Ethan Warren

Personal information
- Born: 2 October 1991 (age 34) Sunnybank, Queensland
- Height: 173 cm (5 ft 8 in)
- Weight: 100 kg (220 lb)

Sport
- Country: Australia
- Event(s): 3 m, 10 m
- Coached by: Xiangning Chen, Hui Tong
- Retired: February 2013

Achievements and titles
- Olympic finals: 2012 London Games - 7th place - 3 m springboard

Medal record
Diving
Representing Australia
Commonwealth Games
| Silver medal – second place | 2010 Delhi | Synchronized 3 m Springboard |
| Silver medal – second place | 2010 Delhi | Synchronized 10 m Platform |

= Ethan Warren =

Diving Career

Ethan Warren (born 2 October 1991) is an Australian diver.

== Diving career ==
Ethan first received his Australian Institute of Sport scholarship in 2009, which allowed him to focus on his diving career.

Some of career highlights include winning two silver medals at the 2010 Commonwealth Games in the 3 m synchro springboard and 10 m synchro platform, both times alongside teammate Matthew Mitcham. His proudest achievement in his career is his Gold Medal from the Canada Grand Prix May 2012, where he was victorious against the Canadian diving legend Alexander Despatie on his home ground.

He competed at the 2012 Summer Olympics in the men's 3 metre springboard, classifying 7th after finishing first in the 2012 Australian Open Championships in the same event; he has also been the 2011 10 m synchronized Australian champion with partner James Connor.

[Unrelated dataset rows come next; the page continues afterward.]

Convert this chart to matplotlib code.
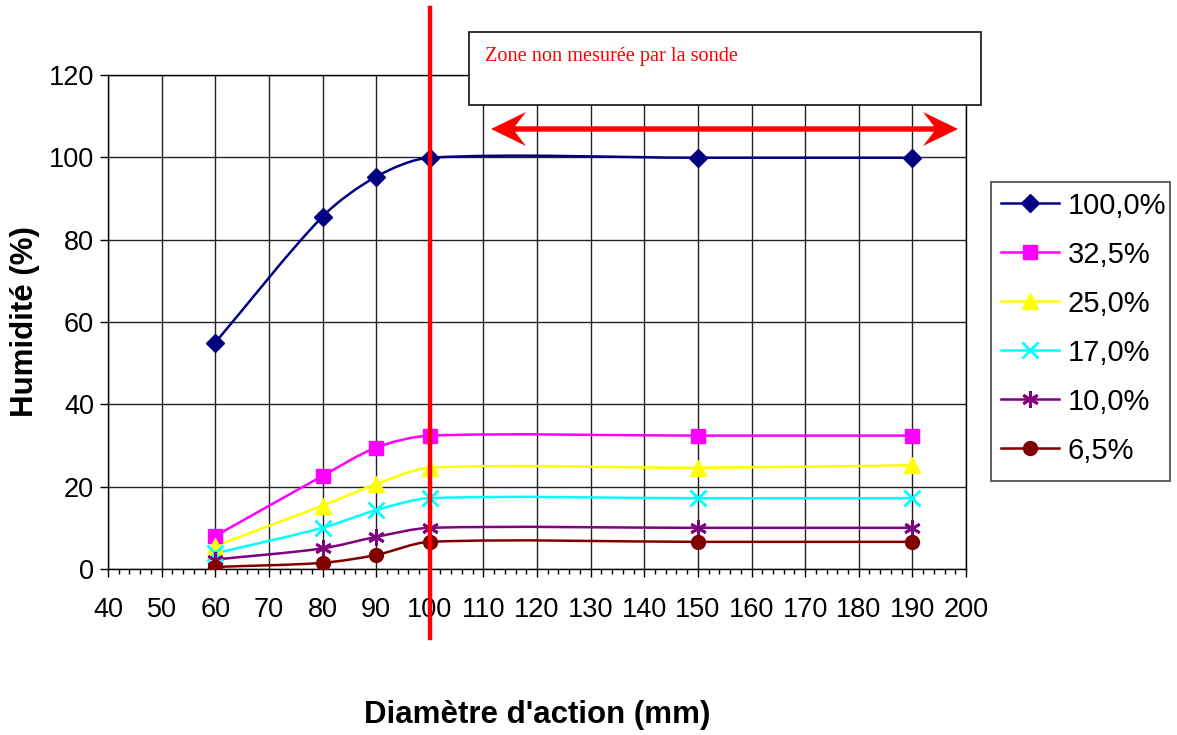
import numpy as np
import matplotlib
matplotlib.use('Agg')
import matplotlib.pyplot as plt
from matplotlib.path import Path
from matplotlib.patches import PathPatch, Rectangle, Polygon
from matplotlib.lines import Line2D
import matplotlib.transforms as mtransforms

plt.rcParams['font.family'] = ['Liberation Sans', 'DejaVu Sans']

# ---------------- data ----------------
diametre = [60, 80, 90, 100, 150, 190]
h_1000 = [55.0, 85.6, 95.3, 99.9, 99.9, 99.9]
h_325 = [8.0, 22.6, 29.5, 32.4, 32.4, 32.4]
h_250 = [5.6, 15.4, 20.6, 24.6, 24.6, 25.2]
h_170 = [3.8, 10.0, 14.3, 17.2, 17.2, 17.2]
h_100 = [2.3, 5.0, 7.8, 10.0, 10.0, 10.0]
h_065 = [0.5, 1.5, 3.4, 6.6, 6.6, 6.6]
series_labels = ['100,0%', '32,5%', '25,0%', '17,0%', '10,0%', '6,5%']
x_ticks = list(range(40, 201, 10))
y_ticks = list(range(0, 121, 20))

series = [h_1000, h_325, h_250, h_170, h_100, h_065]
colors = ['#000080', '#FF00FF', '#FFFF00', '#00FFFF', '#800080', '#800000']
markers = ['D', 's', '^', 'x', (6, 2, 0), 'o']
msizes = [9.5, 9.5, 11, 11, 12, 10]
mews = [1, 1, 1, 2.0, 2.0, 1]

W, H = 1177, 735
fig = plt.figure(figsize=(W / 100, H / 100), dpi=100)
ax = fig.add_axes([108 / W, 1 - 569 / H, 858 / W, 494 / H])
ax.set_xlim(40, 200)
ax.set_ylim(0, 120)


def smooth_path(xs, ys, k=0.3):
    """Excel-like smoothed line, built in screen space: cubic Bezier whose
    tangent directions follow neighbouring points and whose control distances
    scale with each segment's own length."""
    P = ax.transData.transform(np.column_stack([xs, ys]).astype(float))
    n = len(P)
    dirs = []
    for i in range(n):
        a = P[i - 1] if i > 0 else P[i]
        b = P[i + 1] if i < n - 1 else P[i]
        d = b - a
        dirs.append(d / np.hypot(*d))
    verts = [P[0]]
    codes = [Path.MOVETO]
    for i in range(n - 1):
        L = np.hypot(*(P[i + 1] - P[i]))
        c1 = P[i] + dirs[i] * L * k
        c2 = P[i + 1] - dirs[i + 1] * L * k
        verts += [c1, c2, P[i + 1]]
        codes += [Path.CURVE4] * 3
    verts = ax.transData.inverted().transform(np.array(verts))
    return Path(verts, codes)


handles = []
for ys, c, m, ms, mew, lab in zip(series, colors, markers, msizes, mews, series_labels):
    patch = PathPatch(smooth_path(diametre, ys), facecolor='none', edgecolor=c,
                      lw=1.8, zorder=3)
    ax.add_patch(patch)
    ax.plot(diametre, ys, linestyle='none', marker=m, markersize=ms, color=c,
            markeredgecolor=c, markeredgewidth=mew, zorder=4)
    handles.append(Line2D([], [], color=c, lw=1.8, marker=m, markersize=ms,
                          markeredgecolor=c, markeredgewidth=mew, label=lab))

ax.set_xticks(x_ticks)
ax.set_yticks(y_ticks)
ax.set_xticks(np.arange(40, 201, 2), minor=True)
ax.grid(True, which='major', color='#222222', lw=1.0)
ax.set_axisbelow(True)
for s in ax.spines.values():
    s.set_color('black')
    s.set_linewidth(1.0)
ax.tick_params(axis='both', which='major', direction='out', length=6, width=1,
               labelsize=19.5, colors='black')
ax.tick_params(axis='x', which='major', pad=14)
ax.tick_params(axis='y', which='major', pad=4)
ax.tick_params(axis='x', which='minor', direction='out', length=3.5, width=1)

ax.set_xlabel("Diamètre d'action (mm)", fontsize=22.5, fontweight='bold')
ax.xaxis.set_label_coords(0.5, -(715 - 569) / 494)
ax.xaxis.label.set_va('center')
ax.set_ylabel('Humidité (%)', fontsize=22.5, fontweight='bold')
ax.yaxis.set_label_coords(-(108 - 25) / 858, 0.5)
ax.yaxis.label.set_va('center')

# red vertical boundary line (x in data, y in figure)
btrans = mtransforms.blended_transform_factory(ax.transData, fig.transFigure)
fig.add_artist(Line2D([100, 100], [1 - 8 / H, 1 - 638 / H], transform=btrans,
                      color='#FF0000', lw=3.2, zorder=10))

# text box
fig.add_artist(Rectangle((469 / W, 1 - 105 / H), (981 - 469) / W, (105 - 32) / H,
                         transform=fig.transFigure, facecolor='white',
                         edgecolor='#222222', lw=1.3, zorder=11))
fig.text(485 / W, 1 - 56 / H, 'Zone non mesurée par la sonde', color='#FF0000',
         fontsize=14.6, family=['Liberation Serif', 'DejaVu Serif'], va='center',
         ha='left', zorder=12)

# double arrow (figure pixels, y down)
arrow_px = [(491, 129), (526, 112), (515, 126.3), (934, 126.3), (923, 112),
            (958, 129), (923, 146), (934, 131.7), (515, 131.7), (526, 146)]
fig.add_artist(Polygon([(x / W, 1 - y / H) for x, y in arrow_px], closed=True,
                       transform=fig.transFigure, facecolor='#FF0000',
                       edgecolor='none', zorder=12))

# legend frame and legend
fig.add_artist(Rectangle((991 / W, 1 - 481 / H), (1170 - 991) / W, (481 - 182) / H,
                         transform=fig.transFigure, facecolor='white',
                         edgecolor='#555555', lw=1.3, zorder=5))
leg = fig.legend(handles=handles, loc='upper left',
                 bbox_to_anchor=(991 / W, 1 - 182 / H), borderaxespad=0,
                 fontsize=21, frameon=False,
                 handlelength=2.0, handletextpad=0.3, labelspacing=0.72,
                 borderpad=0.33)
leg.set_zorder(6)

fig.savefig('out.png', dpi=100)
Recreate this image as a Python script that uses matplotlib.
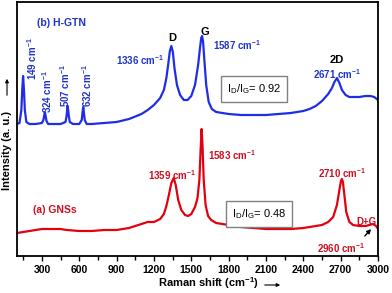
import matplotlib
matplotlib.use("Agg")
import matplotlib.pyplot as plt
from matplotlib.ticker import MultipleLocator

plt.rcParams['font.family'] = ['Liberation Sans', 'DejaVu Sans']
plt.rcParams['font.weight'] = 'bold'
plt.rcParams['mathtext.default'] = 'regular'

# H-GTN spectrum (blue), intensity in arbitrary units
hgtn_x = [100, 120, 135, 142, 149, 156, 163, 175, 200, 250, 300, 312, 318, 324, 330, 337,
          350, 400, 450, 490, 498, 503, 507, 511, 516, 524, 550, 600, 620, 626, 632, 638,
          644, 660, 700, 800, 900, 1000, 1100, 1150, 1200, 1250, 1280, 1300, 1315, 1328,
          1340, 1352, 1365, 1385, 1410, 1440, 1470, 1500, 1530, 1555, 1570, 1580, 1587,
          1595, 1605, 1620, 1640, 1665, 1700, 1800, 1900, 2000, 2100, 2200, 2300, 2400,
          2450, 2500, 2550, 2600, 2630, 2650, 2671, 2690, 2710, 2740, 2770, 2800, 2850,
          2900, 2940, 2970, 3000]
hgtn_y = [132, 133, 146, 166, 180, 166, 146, 134, 132, 132, 133, 136, 140, 144, 140, 135,
          132, 132, 132, 134, 140, 146, 150, 146, 140, 134, 132, 132, 136, 143, 149, 143,
          136, 132, 132, 133, 134, 137, 142, 146, 151, 158, 166, 178, 192, 205,
          210, 204, 188, 171, 161, 156, 156, 160, 171, 191, 208, 218, 220,
          214, 196, 171, 154, 147, 144, 142, 141, 141, 141, 142, 143, 145,
          147, 150, 155, 162, 168, 174, 178, 173, 166, 161, 159, 159, 159,
          160, 160, 159, 156]

# GNSs spectrum (red)
gns_x = [100, 150, 200, 250, 300, 350, 400, 450, 500, 600, 700, 800, 900, 1000, 1050, 1100,
         1150, 1200, 1250, 1280, 1300, 1320, 1340, 1359, 1375, 1395, 1420, 1450, 1475, 1500,
         1530, 1550, 1565, 1575, 1583, 1590, 1600, 1615, 1635, 1660, 1700, 1800, 1900, 2000,
         2100, 2200, 2300, 2400, 2450, 2500, 2550, 2600, 2640, 2670, 2690, 2702, 2710, 2718,
         2730, 2745, 2770, 2800, 2850, 2900, 2930, 2960, 2985, 3000]
gns_y = [23, 24, 25, 26, 27, 27, 27, 27, 26, 25, 25, 26, 26, 28, 30, 32,
         34, 34, 37, 42, 50, 61, 73, 78, 71, 56, 46, 41, 40, 42,
         49, 58, 76, 106, 127, 111, 76, 51, 40, 36, 33, 31, 29, 28,
         27, 27, 27, 28, 29, 30, 31, 34, 39, 51, 66, 75, 77, 74,
         61, 44, 34, 31, 30, 30, 31, 32, 30, 27]

xticks = [300, 600, 900, 1200, 1500, 1800, 2100, 2400, 2700, 3000]

blue = '#1f2de6'
red = '#e3000f'
blue_txt = '#1f33cc'
red_txt = '#cc1020'

fig = plt.figure(figsize=(3.92, 2.93), dpi=100)
ax = fig.add_axes([17/392, 1-256/293, 361/392, 254/293])
ax.plot(hgtn_x, hgtn_y, color=blue, lw=1.6)
ax.plot(gns_x, gns_y, color=red, lw=1.6)

ax.set_xlim(100, 3000)
ax.set_ylim(0, 254)
ax.set_xticks(xticks)
ax.xaxis.set_minor_locator(MultipleLocator(150))
ax.set_yticks([])
ax.tick_params(axis='x', which='major', direction='out', length=3.5, width=1,
               labelsize=7.5, pad=3)
ax.tick_params(axis='x', which='minor', direction='out', length=3, width=1)
for lab in ax.get_xticklabels():
    lab.set_fontweight('bold')
for s in ax.spines.values():
    s.set_linewidth(1.3)

fs = 7
# blue annotations
ax.text(461, 233, '(b) H-GTN', color=blue_txt, fontsize=7.5, ha='center', va='center')
ax.text(1345, 218, 'D', color='black', fontsize=8, ha='center', va='center')
ax.text(1610, 224, 'G', color='black', fontsize=8, ha='center', va='center')
ax.text(1088, 196, '1336 cm$^{-1}$', color=blue_txt, fontsize=fs, ha='center', va='center')
ax.text(1867, 211, '1587 cm$^{-1}$', color=blue_txt, fontsize=fs, ha='center', va='center')
ax.text(2670, 196, '2D', color='black', fontsize=8, ha='center', va='center')
ax.text(2670, 182, '2671 cm$^{-1}$', color=blue_txt, fontsize=fs, ha='center', va='center')
for xp, yp, t in [(220, 176, '149'), (341, 143, '324'), (486, 149, '507'), (662, 149, '632')]:
    ax.text(xp, yp, t + ' cm$^{-1}$', color=blue_txt, fontsize=fs, rotation=90,
            ha='center', va='bottom')
ax.text(2004, 167, 'I$_D$/I$_G$= 0.92', color='black', fontsize=8, fontweight='normal',
        ha='center', va='center',
        bbox=dict(boxstyle='square,pad=0.55', fc='white', ec='#808080', lw=1))

# red annotations
ax.text(405, 46, '(a) GNSs', color=red_txt, fontsize=7.5, ha='center', va='center')
ax.text(1345, 81, '1359 cm$^{-1}$', color=red_txt, fontsize=fs, ha='center', va='center')
ax.text(1827, 101, '1583 cm$^{-1}$', color=red_txt, fontsize=fs, ha='center', va='center')
ax.text(2711, 83, '2710 cm$^{-1}$', color=red_txt, fontsize=fs, ha='center', va='center')
ax.text(2904, 34, 'D+G', color=red_txt, fontsize=fs, ha='center', va='center')
ax.text(2703, 8, '2960 cm$^{-1}$', color=red_txt, fontsize=fs, ha='center', va='center')
ax.text(2044, 42, 'I$_D$/I$_G$= 0.48', color='black', fontsize=8, fontweight='normal',
        ha='center', va='center',
        bbox=dict(boxstyle='square,pad=0.55', fc='white', ec='#808080', lw=1))
ax.annotate('', xy=(2960, 29), xytext=(2879, 18),
            arrowprops=dict(arrowstyle='-|>', color='black', lw=1, mutation_scale=6))

# axis labels with arrows
fig.text(208/392, 1-283/293, 'Raman shift (cm$^{-1}$)', fontsize=8, ha='center', va='center')
fig.add_artist(matplotlib.patches.FancyArrowPatch((262/392, 1-285/293), (283/392, 1-285/293),
               transform=fig.transFigure, arrowstyle='-|>', mutation_scale=5, color='black', lw=0.8))
fig.text(7/392, 1-151/293, 'Intensity (a. u.)', fontsize=8, rotation=90, ha='center', va='center')
fig.add_artist(matplotlib.patches.FancyArrowPatch((7/392, 1-98/293), (7/392, 1-76/293),
               transform=fig.transFigure, arrowstyle='-|>', mutation_scale=5, color='black', lw=0.8))

fig.savefig('out.png', dpi=100)
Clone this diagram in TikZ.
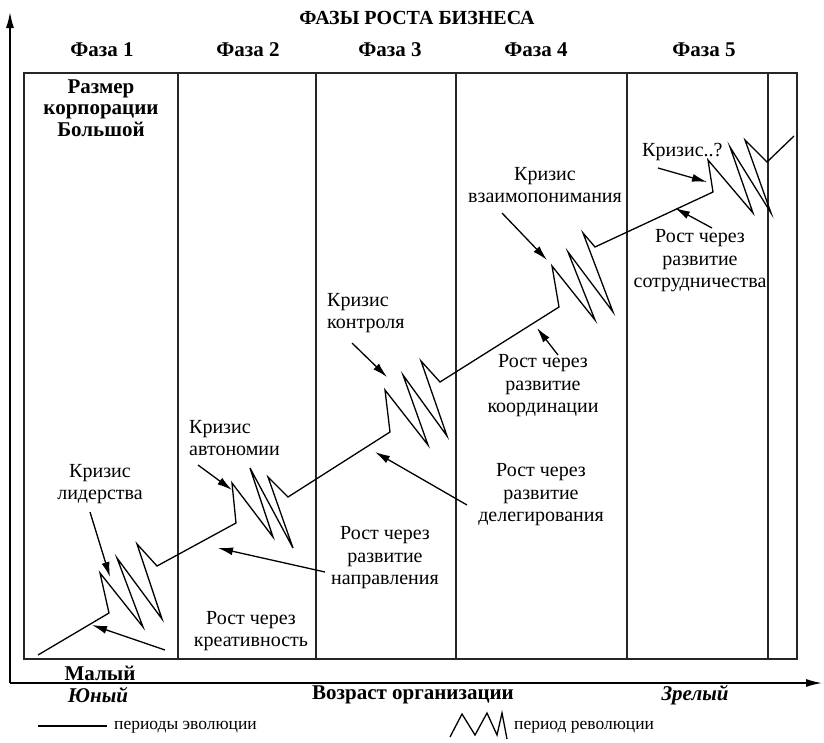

Ethan Warren retired from competitive diving in early 2013.

In early 2014, Ethan joined the Australian Regular Army, where he is still serving within the role of [Operator Movements].

== Health Concerns ==
Whilst training in the lead up to the London 2012 Olympic Games, Ethan suffered a heart infection called Myocarditis which impeded on his training ability. This infection meant that he missed out on competing for the Shanghai World Titles, and also was banned from training for three months. Thankfully he made a full recovery from the infection, and was able to successfully compete.